> **Collected data**:

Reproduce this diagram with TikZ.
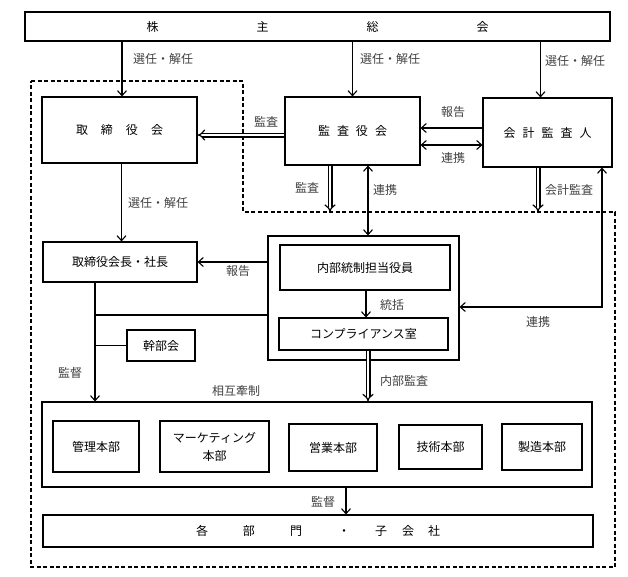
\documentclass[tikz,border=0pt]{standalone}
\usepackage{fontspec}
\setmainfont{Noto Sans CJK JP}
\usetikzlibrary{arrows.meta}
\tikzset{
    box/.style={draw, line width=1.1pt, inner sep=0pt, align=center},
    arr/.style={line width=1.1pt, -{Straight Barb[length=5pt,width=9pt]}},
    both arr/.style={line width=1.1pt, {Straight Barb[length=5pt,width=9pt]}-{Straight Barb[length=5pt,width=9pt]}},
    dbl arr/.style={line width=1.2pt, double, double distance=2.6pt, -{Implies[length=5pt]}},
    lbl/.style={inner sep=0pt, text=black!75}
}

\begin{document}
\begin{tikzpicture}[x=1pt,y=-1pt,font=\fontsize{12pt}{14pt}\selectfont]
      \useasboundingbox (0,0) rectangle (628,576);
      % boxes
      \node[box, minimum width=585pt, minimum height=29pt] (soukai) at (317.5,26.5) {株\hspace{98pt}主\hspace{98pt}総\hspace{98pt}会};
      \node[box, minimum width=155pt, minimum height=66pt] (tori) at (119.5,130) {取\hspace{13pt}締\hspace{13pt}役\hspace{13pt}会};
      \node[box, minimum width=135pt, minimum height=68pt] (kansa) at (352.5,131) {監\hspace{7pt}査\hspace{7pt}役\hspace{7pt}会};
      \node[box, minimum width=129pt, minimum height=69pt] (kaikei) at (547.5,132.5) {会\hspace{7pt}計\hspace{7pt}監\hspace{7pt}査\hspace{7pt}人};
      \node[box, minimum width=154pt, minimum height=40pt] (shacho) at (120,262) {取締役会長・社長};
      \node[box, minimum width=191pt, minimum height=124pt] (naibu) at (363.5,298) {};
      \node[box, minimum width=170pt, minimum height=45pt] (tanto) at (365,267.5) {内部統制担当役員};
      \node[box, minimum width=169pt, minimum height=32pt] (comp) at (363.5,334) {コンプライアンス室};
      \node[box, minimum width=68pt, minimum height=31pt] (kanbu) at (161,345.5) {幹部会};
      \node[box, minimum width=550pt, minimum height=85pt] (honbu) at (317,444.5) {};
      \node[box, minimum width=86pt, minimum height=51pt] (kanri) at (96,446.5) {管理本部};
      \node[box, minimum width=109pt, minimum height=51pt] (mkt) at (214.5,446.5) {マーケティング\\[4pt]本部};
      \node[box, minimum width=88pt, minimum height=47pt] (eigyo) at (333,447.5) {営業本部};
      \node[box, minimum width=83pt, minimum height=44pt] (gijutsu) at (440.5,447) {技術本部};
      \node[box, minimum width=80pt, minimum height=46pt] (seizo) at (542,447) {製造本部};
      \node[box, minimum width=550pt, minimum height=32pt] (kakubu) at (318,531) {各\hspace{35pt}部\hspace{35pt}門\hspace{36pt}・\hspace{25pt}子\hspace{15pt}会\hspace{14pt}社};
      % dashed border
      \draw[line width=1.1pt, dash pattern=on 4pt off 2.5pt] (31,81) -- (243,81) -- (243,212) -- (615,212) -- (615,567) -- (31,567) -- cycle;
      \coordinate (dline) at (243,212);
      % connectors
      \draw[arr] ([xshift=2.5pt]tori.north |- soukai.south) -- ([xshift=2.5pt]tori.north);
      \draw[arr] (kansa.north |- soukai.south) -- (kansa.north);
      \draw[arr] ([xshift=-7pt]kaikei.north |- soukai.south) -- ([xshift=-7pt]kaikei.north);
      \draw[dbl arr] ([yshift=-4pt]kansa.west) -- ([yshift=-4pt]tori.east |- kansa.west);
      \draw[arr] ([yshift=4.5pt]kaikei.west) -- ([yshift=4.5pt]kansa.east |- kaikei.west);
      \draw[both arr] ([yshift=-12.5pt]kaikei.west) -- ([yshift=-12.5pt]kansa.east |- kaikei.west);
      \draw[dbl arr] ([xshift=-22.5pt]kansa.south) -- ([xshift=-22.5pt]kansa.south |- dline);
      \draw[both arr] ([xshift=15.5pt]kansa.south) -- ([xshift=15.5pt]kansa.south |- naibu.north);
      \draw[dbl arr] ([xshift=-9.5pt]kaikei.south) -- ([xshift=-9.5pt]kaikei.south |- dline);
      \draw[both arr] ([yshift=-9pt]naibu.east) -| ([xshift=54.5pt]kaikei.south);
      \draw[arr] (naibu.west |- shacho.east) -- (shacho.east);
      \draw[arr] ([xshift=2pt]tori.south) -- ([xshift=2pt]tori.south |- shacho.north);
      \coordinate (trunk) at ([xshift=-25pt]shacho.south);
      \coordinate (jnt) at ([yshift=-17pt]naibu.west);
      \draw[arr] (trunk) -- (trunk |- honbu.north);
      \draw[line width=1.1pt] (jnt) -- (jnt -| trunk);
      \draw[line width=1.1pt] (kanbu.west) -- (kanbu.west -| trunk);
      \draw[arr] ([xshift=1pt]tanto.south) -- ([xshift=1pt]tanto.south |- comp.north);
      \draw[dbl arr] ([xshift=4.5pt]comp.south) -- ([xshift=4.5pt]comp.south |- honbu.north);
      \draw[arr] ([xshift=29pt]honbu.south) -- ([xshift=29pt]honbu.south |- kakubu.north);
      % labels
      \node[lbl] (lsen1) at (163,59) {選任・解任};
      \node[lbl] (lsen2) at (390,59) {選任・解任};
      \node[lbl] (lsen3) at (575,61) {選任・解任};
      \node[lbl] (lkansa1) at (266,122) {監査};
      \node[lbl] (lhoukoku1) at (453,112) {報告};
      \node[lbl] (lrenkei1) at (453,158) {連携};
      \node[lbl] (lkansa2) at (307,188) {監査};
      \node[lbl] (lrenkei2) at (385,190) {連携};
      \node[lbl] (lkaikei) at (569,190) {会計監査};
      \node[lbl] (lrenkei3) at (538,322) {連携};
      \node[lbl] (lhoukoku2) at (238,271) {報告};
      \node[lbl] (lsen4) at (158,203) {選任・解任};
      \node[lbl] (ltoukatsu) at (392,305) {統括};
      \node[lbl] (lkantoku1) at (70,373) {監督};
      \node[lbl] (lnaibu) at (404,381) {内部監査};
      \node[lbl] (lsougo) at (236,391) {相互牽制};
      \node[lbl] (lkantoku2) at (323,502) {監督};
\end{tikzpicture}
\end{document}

> **Directions**:
Transcribe all of the material exactly, leaving out whatever pictures it contains.

> **Correct output**:
Reproduce this diagram with TikZ.
\documentclass[tikz,border=0pt]{standalone}
\usepackage{fontspec}
\setmainfont{Noto Sans CJK JP}
\usetikzlibrary{arrows.meta}
\tikzset{
    box/.style={draw, line width=1.1pt, inner sep=0pt, align=center},
    arr/.style={line width=1.1pt, -{Straight Barb[length=5pt,width=9pt]}},
    both arr/.style={line width=1.1pt, {Straight Barb[length=5pt,width=9pt]}-{Straight Barb[length=5pt,width=9pt]}},
    dbl arr/.style={line width=1.2pt, double, double distance=2.6pt, -{Implies[length=5pt]}},
    lbl/.style={inner sep=0pt, text=black!75}
}

\begin{document}
\begin{tikzpicture}[x=1pt,y=-1pt,font=\fontsize{12pt}{14pt}\selectfont]
      \useasboundingbox (0,0) rectangle (628,576);
      % boxes
      \node[box, minimum width=585pt, minimum height=29pt] (soukai) at (317.5,26.5) {株\hspace{98pt}主\hspace{98pt}総\hspace{98pt}会};
      \node[box, minimum width=155pt, minimum height=66pt] (tori) at (119.5,130) {取\hspace{13pt}締\hspace{13pt}役\hspace{13pt}会};
      \node[box, minimum width=135pt, minimum height=68pt] (kansa) at (352.5,131) {監\hspace{7pt}査\hspace{7pt}役\hspace{7pt}会};
      \node[box, minimum width=129pt, minimum height=69pt] (kaikei) at (547.5,132.5) {会\hspace{7pt}計\hspace{7pt}監\hspace{7pt}査\hspace{7pt}人};
      \node[box, minimum width=154pt, minimum height=40pt] (shacho) at (120,262) {取締役会長・社長};
      \node[box, minimum width=191pt, minimum height=124pt] (naibu) at (363.5,298) {};
      \node[box, minimum width=170pt, minimum height=45pt] (tanto) at (365,267.5) {内部統制担当役員};
      \node[box, minimum width=169pt, minimum height=32pt] (comp) at (363.5,334) {コンプライアンス室};
      \node[box, minimum width=68pt, minimum height=31pt] (kanbu) at (161,345.5) {幹部会};
      \node[box, minimum width=550pt, minimum height=85pt] (honbu) at (317,444.5) {};
      \node[box, minimum width=86pt, minimum height=51pt] (kanri) at (96,446.5) {管理本部};
      \node[box, minimum width=109pt, minimum height=51pt] (mkt) at (214.5,446.5) {マーケティング\\[4pt]本部};
      \node[box, minimum width=88pt, minimum height=47pt] (eigyo) at (333,447.5) {営業本部};
      \node[box, minimum width=83pt, minimum height=44pt] (gijutsu) at (440.5,447) {技術本部};
      \node[box, minimum width=80pt, minimum height=46pt] (seizo) at (542,447) {製造本部};
      \node[box, minimum width=550pt, minimum height=32pt] (kakubu) at (318,531) {各\hspace{35pt}部\hspace{35pt}門\hspace{36pt}・\hspace{25pt}子\hspace{15pt}会\hspace{14pt}社};
      % dashed border
      \draw[line width=1.1pt, dash pattern=on 4pt off 2.5pt] (31,81) -- (243,81) -- (243,212) -- (615,212) -- (615,567) -- (31,567) -- cycle;
      \coordinate (dline) at (243,212);
      % connectors
      \draw[arr] ([xshift=2.5pt]tori.north |- soukai.south) -- ([xshift=2.5pt]tori.north);
      \draw[arr] (kansa.north |- soukai.south) -- (kansa.north);
      \draw[arr] ([xshift=-7pt]kaikei.north |- soukai.south) -- ([xshift=-7pt]kaikei.north);
      \draw[dbl arr] ([yshift=-4pt]kansa.west) -- ([yshift=-4pt]tori.east |- kansa.west);
      \draw[arr] ([yshift=4.5pt]kaikei.west) -- ([yshift=4.5pt]kansa.east |- kaikei.west);
      \draw[both arr] ([yshift=-12.5pt]kaikei.west) -- ([yshift=-12.5pt]kansa.east |- kaikei.west);
      \draw[dbl arr] ([xshift=-22.5pt]kansa.south) -- ([xshift=-22.5pt]kansa.south |- dline);
      \draw[both arr] ([xshift=15.5pt]kansa.south) -- ([xshift=15.5pt]kansa.south |- naibu.north);
      \draw[dbl arr] ([xshift=-9.5pt]kaikei.south) -- ([xshift=-9.5pt]kaikei.south |- dline);
      \draw[both arr] ([yshift=-9pt]naibu.east) -| ([xshift=54.5pt]kaikei.south);
      \draw[arr] (naibu.west |- shacho.east) -- (shacho.east);
      \draw[arr] ([xshift=2pt]tori.south) -- ([xshift=2pt]tori.south |- shacho.north);
      \coordinate (trunk) at ([xshift=-25pt]shacho.south);
      \coordinate (jnt) at ([yshift=-17pt]naibu.west);
      \draw[arr] (trunk) -- (trunk |- honbu.north);
      \draw[line width=1.1pt] (jnt) -- (jnt -| trunk);
      \draw[line width=1.1pt] (kanbu.west) -- (kanbu.west -| trunk);
      \draw[arr] ([xshift=1pt]tanto.south) -- ([xshift=1pt]tanto.south |- comp.north);
      \draw[dbl arr] ([xshift=4.5pt]comp.south) -- ([xshift=4.5pt]comp.south |- honbu.north);
      \draw[arr] ([xshift=29pt]honbu.south) -- ([xshift=29pt]honbu.south |- kakubu.north);
      % labels
      \node[lbl] (lsen1) at (163,59) {選任・解任};
      \node[lbl] (lsen2) at (390,59) {選任・解任};
      \node[lbl] (lsen3) at (575,61) {選任・解任};
      \node[lbl] (lkansa1) at (266,122) {監査};
      \node[lbl] (lhoukoku1) at (453,112) {報告};
      \node[lbl] (lrenkei1) at (453,158) {連携};
      \node[lbl] (lkansa2) at (307,188) {監査};
      \node[lbl] (lrenkei2) at (385,190) {連携};
      \node[lbl] (lkaikei) at (569,190) {会計監査};
      \node[lbl] (lrenkei3) at (538,322) {連携};
      \node[lbl] (lhoukoku2) at (238,271) {報告};
      \node[lbl] (lsen4) at (158,203) {選任・解任};
      \node[lbl] (ltoukatsu) at (392,305) {統括};
      \node[lbl] (lkantoku1) at (70,373) {監督};
      \node[lbl] (lnaibu) at (404,381) {内部監査};
      \node[lbl] (lsougo) at (236,391) {相互牽制};
      \node[lbl] (lkantoku2) at (323,502) {監督};
\end{tikzpicture}
\end{document}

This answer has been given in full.